↓
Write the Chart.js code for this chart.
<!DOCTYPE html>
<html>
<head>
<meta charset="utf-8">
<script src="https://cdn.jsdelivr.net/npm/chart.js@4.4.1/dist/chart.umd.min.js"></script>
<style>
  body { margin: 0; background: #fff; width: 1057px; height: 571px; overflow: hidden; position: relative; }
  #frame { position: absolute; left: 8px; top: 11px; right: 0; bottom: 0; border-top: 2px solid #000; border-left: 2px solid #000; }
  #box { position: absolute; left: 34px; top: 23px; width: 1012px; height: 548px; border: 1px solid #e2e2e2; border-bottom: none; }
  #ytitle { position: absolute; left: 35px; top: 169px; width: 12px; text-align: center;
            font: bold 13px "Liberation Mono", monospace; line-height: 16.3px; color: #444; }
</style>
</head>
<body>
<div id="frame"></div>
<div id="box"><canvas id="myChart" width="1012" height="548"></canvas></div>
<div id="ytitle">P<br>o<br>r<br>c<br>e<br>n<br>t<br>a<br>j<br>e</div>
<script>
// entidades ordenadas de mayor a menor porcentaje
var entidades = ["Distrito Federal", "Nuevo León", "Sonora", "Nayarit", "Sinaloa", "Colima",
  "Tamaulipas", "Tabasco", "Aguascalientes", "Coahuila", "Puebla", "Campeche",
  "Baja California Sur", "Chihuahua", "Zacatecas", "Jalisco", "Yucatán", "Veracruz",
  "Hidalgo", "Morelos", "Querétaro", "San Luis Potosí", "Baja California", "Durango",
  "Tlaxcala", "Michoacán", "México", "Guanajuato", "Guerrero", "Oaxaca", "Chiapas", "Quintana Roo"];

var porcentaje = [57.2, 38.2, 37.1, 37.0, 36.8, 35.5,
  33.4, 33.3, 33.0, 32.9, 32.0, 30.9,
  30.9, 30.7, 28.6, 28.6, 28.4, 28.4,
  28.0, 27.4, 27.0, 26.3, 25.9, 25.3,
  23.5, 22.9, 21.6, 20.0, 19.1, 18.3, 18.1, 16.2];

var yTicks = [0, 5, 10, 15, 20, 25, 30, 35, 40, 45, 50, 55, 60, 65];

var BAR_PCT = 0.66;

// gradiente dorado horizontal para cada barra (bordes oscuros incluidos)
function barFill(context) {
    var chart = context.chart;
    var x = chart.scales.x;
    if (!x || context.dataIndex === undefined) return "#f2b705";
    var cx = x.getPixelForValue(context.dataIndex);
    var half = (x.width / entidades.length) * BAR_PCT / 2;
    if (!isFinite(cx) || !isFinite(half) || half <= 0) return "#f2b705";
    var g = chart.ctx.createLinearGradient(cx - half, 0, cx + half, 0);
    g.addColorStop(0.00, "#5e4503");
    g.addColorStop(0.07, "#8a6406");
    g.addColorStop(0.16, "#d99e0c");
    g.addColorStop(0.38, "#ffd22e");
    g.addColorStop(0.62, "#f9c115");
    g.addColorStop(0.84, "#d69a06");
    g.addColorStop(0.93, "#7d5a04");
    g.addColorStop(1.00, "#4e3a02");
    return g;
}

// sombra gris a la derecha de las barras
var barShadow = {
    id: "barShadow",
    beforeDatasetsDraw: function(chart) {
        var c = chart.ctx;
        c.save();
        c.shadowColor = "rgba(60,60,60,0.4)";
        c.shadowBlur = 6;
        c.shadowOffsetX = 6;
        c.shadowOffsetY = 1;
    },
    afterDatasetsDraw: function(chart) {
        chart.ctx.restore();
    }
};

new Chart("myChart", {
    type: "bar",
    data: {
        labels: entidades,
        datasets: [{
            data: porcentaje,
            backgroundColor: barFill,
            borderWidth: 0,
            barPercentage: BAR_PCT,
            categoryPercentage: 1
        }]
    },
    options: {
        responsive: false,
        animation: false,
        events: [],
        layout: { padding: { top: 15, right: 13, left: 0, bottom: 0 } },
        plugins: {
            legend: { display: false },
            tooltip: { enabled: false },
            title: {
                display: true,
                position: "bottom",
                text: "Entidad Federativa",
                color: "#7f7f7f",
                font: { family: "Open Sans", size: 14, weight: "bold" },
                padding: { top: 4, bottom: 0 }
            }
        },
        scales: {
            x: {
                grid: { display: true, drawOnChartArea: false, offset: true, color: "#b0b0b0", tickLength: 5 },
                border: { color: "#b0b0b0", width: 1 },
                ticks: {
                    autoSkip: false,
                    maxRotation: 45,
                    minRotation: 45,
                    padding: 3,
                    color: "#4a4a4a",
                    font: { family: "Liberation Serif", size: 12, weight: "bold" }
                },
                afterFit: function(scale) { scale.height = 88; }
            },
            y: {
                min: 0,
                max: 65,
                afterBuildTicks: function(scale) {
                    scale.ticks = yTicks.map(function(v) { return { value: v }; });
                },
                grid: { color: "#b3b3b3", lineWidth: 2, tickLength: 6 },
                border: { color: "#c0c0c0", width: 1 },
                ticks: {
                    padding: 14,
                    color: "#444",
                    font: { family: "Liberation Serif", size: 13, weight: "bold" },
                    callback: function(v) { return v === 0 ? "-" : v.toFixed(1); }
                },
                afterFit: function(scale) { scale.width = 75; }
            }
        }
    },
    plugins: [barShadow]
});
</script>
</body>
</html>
↑
PROBLEM: Print all of the data exactly as it was given.

WORKED SOLUTION:
Write the Chart.js code for this chart.
<!DOCTYPE html>
<html>
<head>
<meta charset="utf-8">
<script src="https://cdn.jsdelivr.net/npm/chart.js@4.4.1/dist/chart.umd.min.js"></script>
<style>
  body { margin: 0; background: #fff; width: 1057px; height: 571px; overflow: hidden; position: relative; }
  #frame { position: absolute; left: 8px; top: 11px; right: 0; bottom: 0; border-top: 2px solid #000; border-left: 2px solid #000; }
  #box { position: absolute; left: 34px; top: 23px; width: 1012px; height: 548px; border: 1px solid #e2e2e2; border-bottom: none; }
  #ytitle { position: absolute; left: 35px; top: 169px; width: 12px; text-align: center;
            font: bold 13px "Liberation Mono", monospace; line-height: 16.3px; color: #444; }
</style>
</head>
<body>
<div id="frame"></div>
<div id="box"><canvas id="myChart" width="1012" height="548"></canvas></div>
<div id="ytitle">P<br>o<br>r<br>c<br>e<br>n<br>t<br>a<br>j<br>e</div>
<script>
// entidades ordenadas de mayor a menor porcentaje
var entidades = ["Distrito Federal", "Nuevo León", "Sonora", "Nayarit", "Sinaloa", "Colima",
  "Tamaulipas", "Tabasco", "Aguascalientes", "Coahuila", "Puebla", "Campeche",
  "Baja California Sur", "Chihuahua", "Zacatecas", "Jalisco", "Yucatán", "Veracruz",
  "Hidalgo", "Morelos", "Querétaro", "San Luis Potosí", "Baja California", "Durango",
  "Tlaxcala", "Michoacán", "México", "Guanajuato", "Guerrero", "Oaxaca", "Chiapas", "Quintana Roo"];

var porcentaje = [57.2, 38.2, 37.1, 37.0, 36.8, 35.5,
  33.4, 33.3, 33.0, 32.9, 32.0, 30.9,
  30.9, 30.7, 28.6, 28.6, 28.4, 28.4,
  28.0, 27.4, 27.0, 26.3, 25.9, 25.3,
  23.5, 22.9, 21.6, 20.0, 19.1, 18.3, 18.1, 16.2];

var yTicks = [0, 5, 10, 15, 20, 25, 30, 35, 40, 45, 50, 55, 60, 65];

var BAR_PCT = 0.66;

// gradiente dorado horizontal para cada barra (bordes oscuros incluidos)
function barFill(context) {
    var chart = context.chart;
    var x = chart.scales.x;
    if (!x || context.dataIndex === undefined) return "#f2b705";
    var cx = x.getPixelForValue(context.dataIndex);
    var half = (x.width / entidades.length) * BAR_PCT / 2;
    if (!isFinite(cx) || !isFinite(half) || half <= 0) return "#f2b705";
    var g = chart.ctx.createLinearGradient(cx - half, 0, cx + half, 0);
    g.addColorStop(0.00, "#5e4503");
    g.addColorStop(0.07, "#8a6406");
    g.addColorStop(0.16, "#d99e0c");
    g.addColorStop(0.38, "#ffd22e");
    g.addColorStop(0.62, "#f9c115");
    g.addColorStop(0.84, "#d69a06");
    g.addColorStop(0.93, "#7d5a04");
    g.addColorStop(1.00, "#4e3a02");
    return g;
}

// sombra gris a la derecha de las barras
var barShadow = {
    id: "barShadow",
    beforeDatasetsDraw: function(chart) {
        var c = chart.ctx;
        c.save();
        c.shadowColor = "rgba(60,60,60,0.4)";
        c.shadowBlur = 6;
        c.shadowOffsetX = 6;
        c.shadowOffsetY = 1;
    },
    afterDatasetsDraw: function(chart) {
        chart.ctx.restore();
    }
};

new Chart("myChart", {
    type: "bar",
    data: {
        labels: entidades,
        datasets: [{
            data: porcentaje,
            backgroundColor: barFill,
            borderWidth: 0,
            barPercentage: BAR_PCT,
            categoryPercentage: 1
        }]
    },
    options: {
        responsive: false,
        animation: false,
        events: [],
        layout: { padding: { top: 15, right: 13, left: 0, bottom: 0 } },
        plugins: {
            legend: { display: false },
            tooltip: { enabled: false },
            title: {
                display: true,
                position: "bottom",
                text: "Entidad Federativa",
                color: "#7f7f7f",
                font: { family: "Open Sans", size: 14, weight: "bold" },
                padding: { top: 4, bottom: 0 }
            }
        },
        scales: {
            x: {
                grid: { display: true, drawOnChartArea: false, offset: true, color: "#b0b0b0", tickLength: 5 },
                border: { color: "#b0b0b0", width: 1 },
                ticks: {
                    autoSkip: false,
                    maxRotation: 45,
                    minRotation: 45,
                    padding: 3,
                    color: "#4a4a4a",
                    font: { family: "Liberation Serif", size: 12, weight: "bold" }
                },
                afterFit: function(scale) { scale.height = 88; }
            },
            y: {
                min: 0,
                max: 65,
                afterBuildTicks: function(scale) {
                    scale.ticks = yTicks.map(function(v) { return { value: v }; });
                },
                grid: { color: "#b3b3b3", lineWidth: 2, tickLength: 6 },
                border: { color: "#c0c0c0", width: 1 },
                ticks: {
                    padding: 14,
                    color: "#444",
                    font: { family: "Liberation Serif", size: 13, weight: "bold" },
                    callback: function(v) { return v === 0 ? "-" : v.toFixed(1); }
                },
                afterFit: function(scale) { scale.width = 75; }
            }
        }
    },
    plugins: [barShadow]
});
</script>
</body>
</html>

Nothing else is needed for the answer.